I'm not from around here. None of us are.
I grew up near Chicago. Where we are as a child affects how we think and how we view the world. That's not where we're from, though.
I have a carved wooden elephant I bought from a street vendor in Dakar, Senegal. It's made of some black wood, the color of midnight, heavy and solid. It has tusks made of a different material, possibly ivory. I think sometimes about where that statue came from.
Did it come from a tree, or from the hands of the unknown artist? The tree came from a seed, nurtured by the earth and the rain. The soil from which the tree grew, the material that became the tree, was the decayed remnants of billions of years of plants and animals who lived in Africa and whose bodies became the dirt and rocks. The same is true of the artist, whose body was made of the food he or she ate, meat and meal that came from the Earth.
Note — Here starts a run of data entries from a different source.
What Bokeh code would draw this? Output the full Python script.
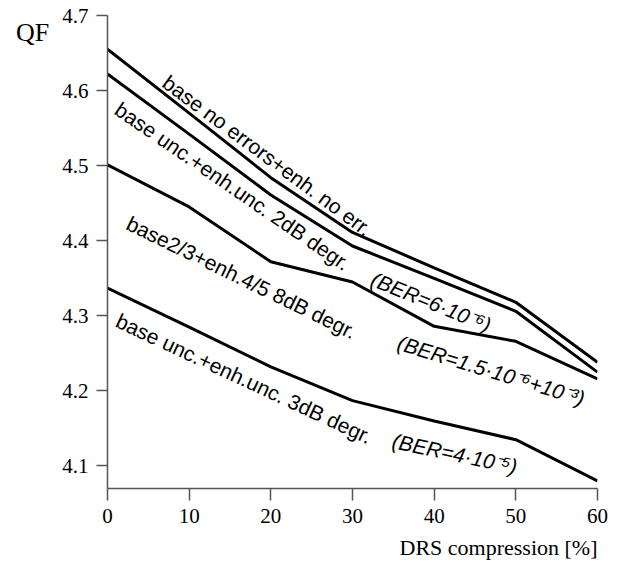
from bokeh.plotting import figure
from bokeh.models import FixedTicker, Title
from bokeh.core.properties import value
from bokeh.embed import file_html
from bokeh.resources import INLINE

# ---- data ----
drs = [0, 10, 20, 30, 40, 50, 60]
qf_no_err = [4.655, 4.570, 4.484, 4.411, 4.364, 4.318, 4.238]
qf_unc_2db = [4.622, 4.542, 4.461, 4.393, 4.350, 4.306, 4.225]
qf_23_8db = [4.501, 4.445, 4.372, 4.345, 4.286, 4.266, 4.216]
qf_unc_3db = [4.337, 4.285, 4.232, 4.187, 4.160, 4.135, 4.080]

x_ticks = [0, 10, 20, 30, 40, 50, 60]
y_ticks = [4.1, 4.2, 4.3, 4.4, 4.5, 4.6, 4.7]
y_tick_labels = ["4.1", "4.2", "4.3", "4.4", "4.5", "4.6", "4.7"]

x_title = "DRS compression [%]"
y_title = "QF"

label_texts = [
    "base no errors+enh. no err.",
    "base unc.+enh.unc. 2dB degr.",
    "(BER=6\u00b710\u207b\u2076)",
    "base2/3+enh.4/5 8dB degr.",
    "(BER=1.5\u00b710\u207b\u2076+10\u207b\u00b3)",
    "base unc.+enh.unc. 3dB degr.",
    "(BER=4\u00b710\u207b\u2075)",
]
label_x = [7.07, 1.2, 32.4, 2.5, 35.6, 1.2, 34.9]
label_y = [4.614, 4.578, 4.350, 4.425, 4.265, 4.295, 4.134]
label_angle = [-36.5, -34.5, -22, -26, -17, -25, -12]
label_style = ["normal", "normal", "italic", "normal", "italic", "normal", "italic"]

p = figure(width=610, height=566, x_range=(0, 60), y_range=(4.07, 4.7),
           output_backend="svg", toolbar_location=None,
           min_border_left=107, min_border_right=13, min_border_top=15, min_border_bottom=76)
p.xgrid.visible = False
p.ygrid.visible = False
p.outline_line_color = None
p.background_fill_color = "white"
p.border_fill_color = "white"

for ax in (p.xaxis[0], p.yaxis[0]):
    ax.axis_line_color = "#555555"
    ax.axis_line_width = 1.5
    ax.major_tick_line_color = "#555555"
    ax.major_tick_line_width = 1.5
    ax.major_tick_in = 0
    ax.minor_tick_line_color = None
    ax.major_label_text_font = "Liberation Serif"
    ax.major_label_text_font_size = "21px"
    ax.major_label_text_color = "black"
    ax.axis_label_text_font = "Liberation Serif"
    ax.axis_label_text_font_style = "normal"
    ax.axis_label_text_color = "black"

p.xaxis.ticker = FixedTicker(ticks=x_ticks)
p.yaxis.ticker = FixedTicker(ticks=y_ticks)
p.yaxis.major_label_overrides = {t: s for t, s in zip(y_ticks, y_tick_labels)}
p.xaxis.major_tick_out = 12
p.yaxis.major_tick_out = 11
p.xaxis.major_label_standoff = 8
p.yaxis.major_label_standoff = 8

p.yaxis.axis_label = "\n" + y_title
p.yaxis.axis_label_text_font_size = "26px"
p.yaxis.axis_label_orientation = "horizontal"
p.yaxis.axis_label_align = "end"
p.yaxis.axis_label_standoff = 10

p.add_layout(Title(text=x_title, align="right", text_font="Liberation Serif",
                   text_font_size="22px", text_font_style="normal",
                   text_color="black", standoff=14), "below")

for ys in (qf_no_err, qf_unc_2db, qf_23_8db, qf_unc_3db):
    p.line(drs, ys, line_color="black", line_width=3)

for t, x, y, a, s in zip(label_texts, label_x, label_y, label_angle, label_style):
    p.text(x=[x], y=[y], text=[t], angle=a, angle_units="deg",
           text_font=value("Liberation Sans"), text_font_size="21px",
           text_font_style=s, text_align="left", text_baseline="alphabetic",
           text_color="black")

open("out.html", "w").write(file_html(p, INLINE))
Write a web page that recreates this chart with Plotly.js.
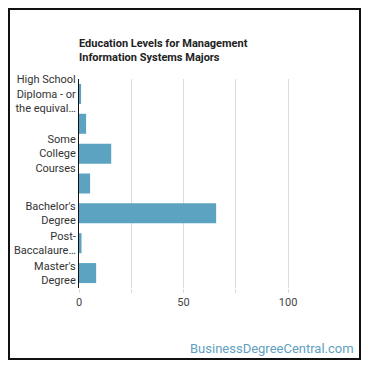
<!DOCTYPE html>
<html>
<head>
<meta charset="utf-8">
<script src="https://cdn.plot.ly/plotly-3.0.1.min.js"></script>
<style>
  html, body { margin: 0; padding: 0; background: #fff; }
  #wrap { position: relative; width: 370px; height: 370px; }
  #chart { position: absolute; left: 0; top: 0; width: 370px; height: 370px; }
  #frame { position: absolute; left: 8px; top: 8px; width: 349px; height: 348px; border: 2px solid #111; pointer-events: none; }
</style>
</head>
<body>
<div id="wrap">
  <div id="chart"></div>
  <div id="frame"></div>
</div>
<script>
const categories = [
  "High School Diploma - or the equivalent (for example, GED)",
  "Post-Secondary Certificate",
  "Some College Courses",
  "Associate's Degree (or other 2-year degree)",
  "Bachelor's Degree",
  "Post-Baccalaureate Certificate",
  "Master's Degree"
];
const categoryLabels = [
  "High School<br>Diploma - or<br>the equival…",
  "",
  "Some<br>College<br>Courses",
  "",
  "Bachelor's<br>Degree",
  "Post-<br>Baccalaure…",
  "Master's<br>Degree"
];
const percentages = [1.0, 3.4, 15.4, 5.3, 65.6, 1.2, 8.2];
const xTickValues = [0, 25, 50, 75, 100];
const xTickLabels = ["0", "", "50", "", "100"];

const trace = {
  type: "bar",
  orientation: "h",
  y: categories,
  x: percentages,
  marker: { color: "#5ba3c1" },
  hoverinfo: "x+y"
};

const layout = {
  width: 370,
  height: 370,
  margin: { l: 79, r: 61, t: 79, b: 82 },
  paper_bgcolor: "rgba(0,0,0,0)",
  plot_bgcolor: "#fff",
  font: { family: "Roboto, 'Open Sans', sans-serif", size: 11, color: "#333" },
  bargap: 0.33,
  showlegend: false,
  title: {
    text: "<b>Education Levels for Management<br>Information Systems Majors</b>",
    font: { family: "Roboto, sans-serif", size: 11, color: "#222" },
    xref: "paper", x: 0, xanchor: "left",
    yref: "container", y: 1 - 47 / 370, yanchor: "middle"
  },
  xaxis: {
    range: [0, 110],
    tickvals: xTickValues,
    ticktext: xTickLabels,
    showgrid: true,
    gridcolor: "#dcdcdc",
    gridwidth: 1,
    zeroline: false,
    showline: false,
    ticks: "outside",
    ticklen: 4,
    tickcolor: "#dcdcdc",
    tickfont: { size: 11, color: "#444" },
    fixedrange: true
  },
  yaxis: {
    autorange: "reversed",
    tickvals: categories,
    ticktext: categoryLabels,
    showgrid: false,
    zeroline: false,
    showline: true,
    linecolor: "#111",
    linewidth: 1,
    ticks: "",
    tickfont: { size: 11, color: "#333" },
    fixedrange: true
  },
  annotations: [{
    text: "BusinessDegreeCentral.com",
    xref: "paper", yref: "paper",
    x: (356 - 79) / 230, y: (288 - 348) / 209,
    xanchor: "right", yanchor: "middle",
    showarrow: false,
    font: { family: "Roboto, sans-serif", size: 13, color: "#5f9fc0" }
  }]
};

Plotly.newPlot("chart", [trace], layout, { displayModeBar: false, staticPlot: true });
</script>
</body>
</html>
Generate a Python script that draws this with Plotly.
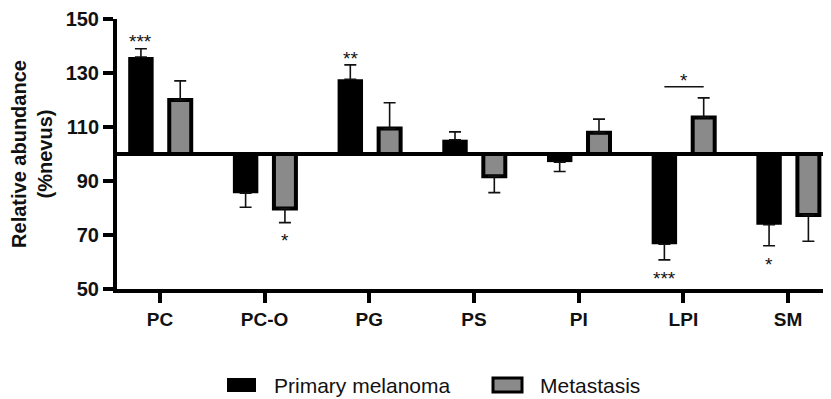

Not limited to Africa, though. Storms and tides carry flotsam around the world. Dust from a volcano in the Philippines can be found in Europe, and will certainly become parts of the living creatures there. We are all made up of pieces of everything that lived. The same atoms that once were part of Cleopatra or Moses are now in your body and mine. We breathe the same oxygen.
From where did those things come? Physicists tell me the only original natural element is hydrogen. Anything more than that -- oxygen, nitrogen, carbon, gold, copper, all of it -- was manufactured in the kiln of stars, enormous nuclear furnaces that smash simple atoms together to make more complex ones. When a star dies in the explosion of a supernova, its material is spread through space, like a cosmic Johnny Appleseed fertilizing the galaxy. Those freed atoms then coalesce into planets, and, eventually, living things like you and me and trees and elephants.
We are all made of dust from the dying remnants of stars. Carl Sagan and Joni Mitchel were both right. We are star-stuff.
I don't recall being part of a star. I don't even know in which galaxy that star lived. I suspect my elephant statue doesn't recall being a tree in Africa, but it was. I wonder about it sometimes.
All I know for sure is that I'm not from around here. None of us are.